Will R. Bird wrote this description of the Acadians in a 1950s government publication, Historic Nova Scotia. Bird is describing the Acadian population under English rule after the Treaty of Utrecht was signed in 1713 and his assessment is unflattering, to say the least, and perhaps inaccurate.

It may be presumptuous to question an historian and writer of Bird’s stature but should we accept his inference that the Acadians were a rather base and useless people? Other historians state the opposite when writing about the Acadians. In his Kings County history, for example, Arthur W. H. Eaton writes of the Acadians in this area, which he refers to as the chief districts of Minas and River Canard, as having performed miraculous tasks in settling the area. The Acadians, Eaton wrote, “built houses and churches and small forts, reclaimed from wildness many hundreds of acres of upland fields.”

While historians such as Bird portray them as ignorant, uneducated and shiftless, the Acadians managed to perform a near miracle with their dykes, wresting hundreds of acres of land from the sea. Quoting Eaton again: “And most laborious industry of all (the Acadians) enclosed from the sea several thousand acres of marsh land on the Grand Pre and along the county’s five rivers, the Grand Habitant (Cornwallis River) the Riviere aux Canard, the Petit Habitant (Canning River) the Pereau and the Gaspereau.”

In a recent address before the Kings Historical Society, Advertiser columnist Brent Fox put the industrious character of the Acadians in perspective.
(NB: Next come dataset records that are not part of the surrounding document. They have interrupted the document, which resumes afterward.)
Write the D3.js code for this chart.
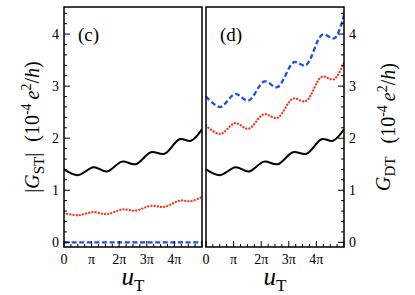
<!DOCTYPE html>
<html>
<head>
<meta charset="utf-8">
<script src="https://cdn.jsdelivr.net/npm/d3@7"></script>
<style>
  body { margin: 0; background: #fff; }
  svg text { font-family: "Liberation Serif", "DejaVu Serif", serif; fill: #000; }
</style>
</head>
<body>
<div id="chart"></div>
<script>
// u_T in units of pi
var uBlack = [0, 0.5, 1.07, 1.56, 2.1, 2.6, 3.15, 3.64, 4.19, 4.6, 5];
var gBlack = [1.40, 1.29, 1.44, 1.36, 1.55, 1.50, 1.73, 1.70, 1.98, 1.95, 2.17];

var uRedST = [0, 0.5, 1.07, 1.56, 2.1, 2.6, 3.15, 3.64, 4.19, 4.6, 5];
var gRedST = [0.56, 0.52, 0.58, 0.54, 0.63, 0.61, 0.70, 0.68, 0.80, 0.79, 0.87];

var uBlueST = [0, 5];
var gBlueST = [0, 0];

var uRedDT = [0, 0.51, 1.06, 1.53, 2.1, 2.58, 3.15, 3.61, 4.2, 4.63, 5];
var gRedDT = [2.24, 2.08, 2.29, 2.18, 2.46, 2.39, 2.76, 2.71, 3.18, 3.13, 3.45];

var uBlueDT = [0, 0.51, 1.06, 1.53, 2.12, 2.58, 3.19, 3.61, 4.22, 4.65, 5];
var gBlueDT = [2.80, 2.60, 2.85, 2.72, 3.09, 2.98, 3.46, 3.40, 3.99, 3.92, 4.37];

var xTicks = [0, 1, 2, 3, 4];
var xTickLabels = ["0", "\u03c0", "2\u03c0", "3\u03c0", "4\u03c0"];
var yTicks = [0, 1, 2, 3, 4];

var width = 415, height = 295;
var plotTop = 7, plotBottom = 247;
var red = "#f43a1c", blue = "#1f4fe6";
var panels = [
  { id: "c", left: 64, right: 202, yside: "left",
    series: [
      { u: uBlack, g: gBlack, color: "#000", dash: null },
      { u: uRedST, g: gRedST, color: red, dash: "0.1,3.1" },
      { u: uBlueST, g: gBlueST, color: blue, dash: "5,2.6" }
    ] },
  { id: "d", left: 206, right: 344, yside: "right",
    series: [
      { u: uBlack, g: gBlack, color: "#000", dash: null },
      { u: uRedDT, g: gRedDT, color: red, dash: "0.1,3.1" },
      { u: uBlueDT, g: gBlueDT, color: blue, dash: "5,2.6" }
    ] }
];

var svg = d3.select("#chart").append("svg")
  .attr("width", width)
  .attr("height", height);

var y = d3.scaleLinear().domain([-0.09, 4.52]).range([plotBottom, plotTop]);

panels.forEach(function (p) {
  var x = d3.scaleLinear().domain([0, 5]).range([p.left, p.right]);
  var g = svg.append("g");

  g.append("clipPath").attr("id", "clip-" + p.id)
    .append("rect")
    .attr("x", p.left).attr("y", plotTop)
    .attr("width", p.right - p.left).attr("height", plotBottom - plotTop);

  var line = d3.line()
    .x(function (d) { return x(d[0]); })
    .y(function (d) { return y(d[1]); })
    .curve(d3.curveCatmullRom.alpha(0.5));

  p.series.forEach(function (s) {
    var pts = s.u.map(function (u, i) { return [u, s.g[i]]; });
    g.append("path")
      .datum(pts)
      .attr("clip-path", "url(#clip-" + p.id + ")")
      .attr("d", line)
      .attr("fill", "none")
      .attr("stroke", s.color)
      .attr("stroke-width", s.dash ? 2.3 : 2)
      .attr("stroke-linecap", s.dash && s.dash.indexOf("0.1") === 0 ? "round" : "butt")
      .attr("stroke-dasharray", s.dash);
  });

  // x ticks (inward)
  var xMinor = d3.range(0, 5.01, 0.25);
  g.selectAll(".xt").data(xMinor).enter().append("line")
    .attr("x1", function (d) { return x(d); })
    .attr("x2", function (d) { return x(d); })
    .attr("y1", plotBottom)
    .attr("y2", function (d) { return Math.abs(d - Math.round(d)) < 1e-6 ? plotBottom - 6 : plotBottom - 3; })
    .attr("stroke", "#000").attr("stroke-width", 1);

  g.selectAll(".xl").data(xTicks).enter().append("text")
    .attr("x", function (d) { return x(d); })
    .attr("y", 264)
    .attr("text-anchor", "middle")
    .style("font-size", "14px")
    .text(function (d, i) { return xTickLabels[i]; });

  // y ticks
  var yx = p.yside === "left" ? p.left : p.right;
  var dir = p.yside === "left" ? 1 : -1;
  var yMinor = d3.range(0, 4.51, 0.2);
  g.selectAll(".yt").data(yMinor).enter().append("line")
    .attr("x1", yx)
    .attr("x2", function (d) { return yx + dir * (Math.abs(d - Math.round(d)) < 1e-6 ? 6 : 3); })
    .attr("y1", function (d) { return y(d); })
    .attr("y2", function (d) { return y(d); })
    .attr("stroke", "#000").attr("stroke-width", 1);

  g.selectAll(".yl").data(yTicks).enter().append("text")
    .attr("x", p.yside === "left" ? p.left - 5 : p.right + 5)
    .attr("y", function (d) { return y(d) + 4.5; })
    .attr("text-anchor", p.yside === "left" ? "end" : "start")
    .style("font-size", "14px")
    .text(function (d) { return d; });

  // frame
  g.append("rect")
    .attr("x", p.left).attr("y", plotTop)
    .attr("width", p.right - p.left).attr("height", plotBottom - plotTop)
    .attr("fill", "none").attr("stroke", "#000").attr("stroke-width", 1.5);

  // panel label
  g.append("text")
    .attr("x", p.left + 14)
    .attr("y", 41)
    .style("font-size", "19px")
    .text("(" + p.id + ")");

  // x title
  var xt = g.append("text")
    .attr("x", (p.left + p.right) / 2)
    .attr("y", 285)
    .attr("text-anchor", "middle")
    .style("font-size", "25px");
  xt.append("tspan").style("font-style", "italic").text("u");
  xt.append("tspan").attr("dy", 6).style("font-size", "17px").text("T");
});

function yTitle(xPos, name, sub, bars) {
  var t = svg.append("text")
    .attr("transform", "translate(" + xPos + ",127) rotate(-90)")
    .attr("text-anchor", "middle")
    .style("font-size", "20px");
  if (bars) t.append("tspan").text("|");
  t.append("tspan").style("font-style", "italic").text(name);
  t.append("tspan").attr("dy", 5).style("font-size", "15px").text(sub);
  t.append("tspan").attr("dy", -5).text(bars ? "|" : "");
  t.append("tspan").attr("dx", bars ? 11 : 13).text("(10");
  t.append("tspan").attr("dy", -8).style("font-size", "14px").text("-4");
  t.append("tspan").attr("dy", 8).attr("dx", 4).style("font-style", "italic").text("e");
  t.append("tspan").attr("dy", -8).style("font-size", "14px").text("2");
  t.append("tspan").attr("dy", 8).text("/");
  t.append("tspan").style("font-style", "italic").text("h");
  t.append("tspan").text(")");
}

yTitle(39, "G", "ST", true);
yTitle(390, "G", "DT", false);
</script>
</body>
</html>
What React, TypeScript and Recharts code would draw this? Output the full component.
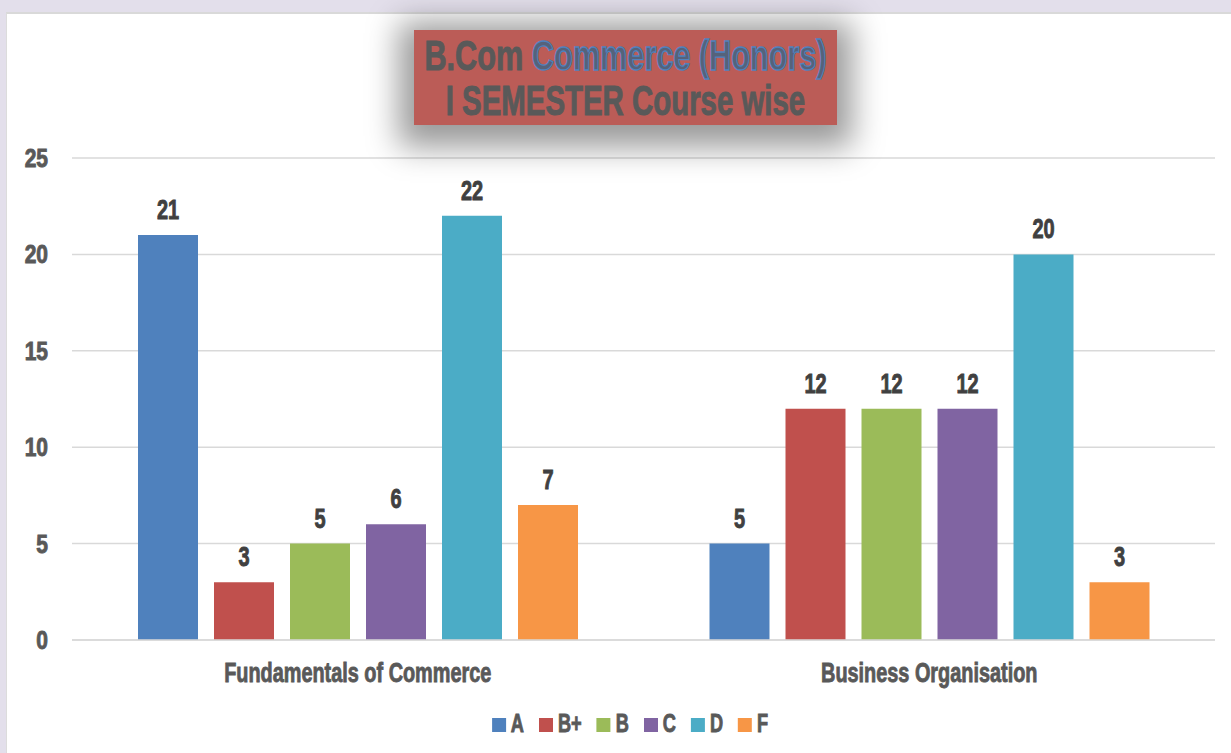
import React from "react";
import { BarChart, Bar, XAxis, YAxis, CartesianGrid, LabelList } from "recharts";

const categories = ["Fundamentals of Commerce", "Business Organisation"];
const gradeA = [21, 5];
const gradeBPlus = [3, 12];
const gradeB = [5, 12];
const gradeC = [6, 12];
const gradeD = [22, 20];
const gradeF = [7, 3];
const yTicks = [0, 5, 10, 15, 20, 25];
const seriesNames = ["A", "B+", "B", "C", "D", "F"];
const seriesColors = ["#4f81bd", "#c0504d", "#9bbb59", "#8064a2", "#4bacc6", "#f79646"];
const titleLine1a = "B.Com";
const titleLine1b = "Commerce (Honors)";
const titleLine2 = "I SEMESTER Course wise";

const seriesValues = [gradeA, gradeBPlus, gradeB, gradeC, gradeD, gradeF];
const data = categories.map((c, i) => {
  const row: any = { name: c };
  seriesNames.forEach((s, k) => {
    row[s] = seriesValues[k][i];
  });
  return row;
});

const FONT = "'Liberation Sans', Arial, sans-serif";

function StretchText(props: any) {
  const { x, y, text, size, anchor, color, sx, sy } = props;
  return (
    <g transform={`translate(${x},${y}) scale(${sx},${sy})`}>
      <text x={0} y={0} textAnchor={anchor} fontSize={size} fontWeight="bold" fontFamily={FONT} fill={color} stroke={color} strokeWidth={0.9}>
        {text}
      </text>
    </g>
  );
}

const YTick = (props: any) => {
  const { x, y, payload } = props;
  const size = 25;
  return <StretchText x={x} y={y + 0.358 * size} text={String(payload.value)} size={size} anchor="end" color="#595959" sx={0.84} sy={1} />;
};

const XTick = (props: any) => {
  const { x, y, payload } = props;
  const size = 28;
  return <StretchText x={x} y={y + 0.716 * size} text={payload.value} size={size} anchor="middle" color="#595959" sx={0.71} sy={1} />;
};

const DataLabel = (props: any) => {
  const { x, y, width, value } = props;
  return <StretchText x={x + width / 2} y={y - 16} text={String(value)} size={27} anchor="middle" color="#404040" sx={0.74} sy={1} />;
};

const LSX = 0.7;

export default function App() {
  return (
    <div style={{ position: "absolute", left: 0, top: 0, width: 1231, height: 753, background: "#e3dfeb", overflow: "hidden" }}>
      <div style={{ position: "absolute", left: 6, top: 12, width: 1225, height: 741, background: "#ffffff", borderTop: "2px solid #d9d9d9", borderLeft: "1px solid #dcdcdc" }} />
      <div style={{ position: "absolute", left: 0, top: 0 }}>
        <BarChart width={1231} height={753} data={data} margin={{ top: 158, right: 16, left: 0, bottom: 58 }} barCategoryGap={66} barGap={16}>
          <CartesianGrid vertical={false} stroke="#d9d9d9" strokeWidth={1.5} />
          <XAxis dataKey="name" axisLine={{ stroke: "#d9d9d9", strokeWidth: 1.5 }} tickLine={false} height={55} tickMargin={16} tick={<XTick />} interval={0} />
          <YAxis width={72} domain={[0, 25]} ticks={yTicks} axisLine={false} tickLine={false} tickMargin={18} tick={<YTick />} interval={0} />
          {seriesNames.map((s, k) => (
            <Bar key={s} dataKey={s} fill={seriesColors[k]} isAnimationActive={false}>
              <LabelList dataKey={s} content={<DataLabel />} />
            </Bar>
          ))}
        </BarChart>
      </div>
      <div
        style={{
          position: "absolute",
          left: 414,
          top: 30,
          width: 423,
          height: 95,
          background: "#bb5c57",
          boxShadow: "0 7px 30px 15px rgba(0,0,0,0.4)",
          fontFamily: FONT,
          fontWeight: "bold",
          fontSize: 42,
          color: "#595959",
          textAlign: "center",
          whiteSpace: "nowrap",
        }}
      >
        <div style={{ position: "absolute", left: -200, top: 5, width: 823, lineHeight: "42px", transform: "scale(0.73,1)", transformOrigin: "center", WebkitTextStroke: "1px #595959" }}>
          <span>{titleLine1a} </span>
          <span style={{ color: "#56627a", WebkitTextStroke: "1.4px #4f81bd" }}>{titleLine1b}</span>
        </div>
        <div style={{ position: "absolute", left: -200, top: 50, width: 823, lineHeight: "42px", transform: "scale(0.70,1)", transformOrigin: "center", WebkitTextStroke: "1px #595959" }}>{titleLine2}</div>
      </div>
      <div
        style={{
          position: "absolute",
          left: 0,
          top: 708,
          width: 1260,
          height: 30,
          display: "flex",
          justifyContent: "center",
          alignItems: "center",
          transform: `scale(${LSX},1)`,
          transformOrigin: "630px 15px",
          whiteSpace: "nowrap",
        }}
      >
        {seriesNames.map((s, k) => (
          <div key={s} style={{ display: "flex", alignItems: "center", marginRight: k < seriesNames.length - 1 ? 15 / LSX : 0 }}>
            <div style={{ width: 14 / LSX, height: 14, background: seriesColors[k], marginRight: 5 / LSX, marginTop: 3 }} />
            <span style={{ fontFamily: FONT, fontWeight: "bold", fontSize: 26, color: "#595959", lineHeight: "30px", WebkitTextStroke: "0.9px #595959" }}>{s}</span>
          </div>
        ))}
      </div>
    </div>
  );
}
Noting that the Grand Dyke protected almost 2,000 acres of the Canard River valley from the salt tides, Fox said this it was all done with hand tools. “One can only imagine the enormous organization that was needed for both the cross dykes and running dykes on the Canard River prior to 1755,” Fox said. “And this does not mention the enormous maintenance efforts required,” he concluded.

The great dykes Eaton and Fox saluted could not have been built by the sort of people Will R. Bird describes. A truer picture of the Acadian character can be seen in that excellent paper on early settlements around the Minas Basin by James S. Martell.

“The Church was the centre of Acadian society,” Martell notes, telling us there was a resident priest at Grand Pre as early as 1689. “Before the expulsion there were five churches in the three population groups around the Minas Basin,” Martell says.

As for the Acadians generally being uneducated and ignorant, at the time this was true of most of the working class population of North America and Europe. However, there’s a hint that the Acadians may have had the first public school in North America. Quoting Martell again, “One writer asserts that Abbe Geoffrey… established schools at Minas, the fruits of which were borne out in the signatures in the Church registers.”

On a lighter note, not all was work and no play in the Acadian settlements on the Minas Basin. “Tradition has it,” Martell writes, “that they even had a track on the marshes for horse racing.”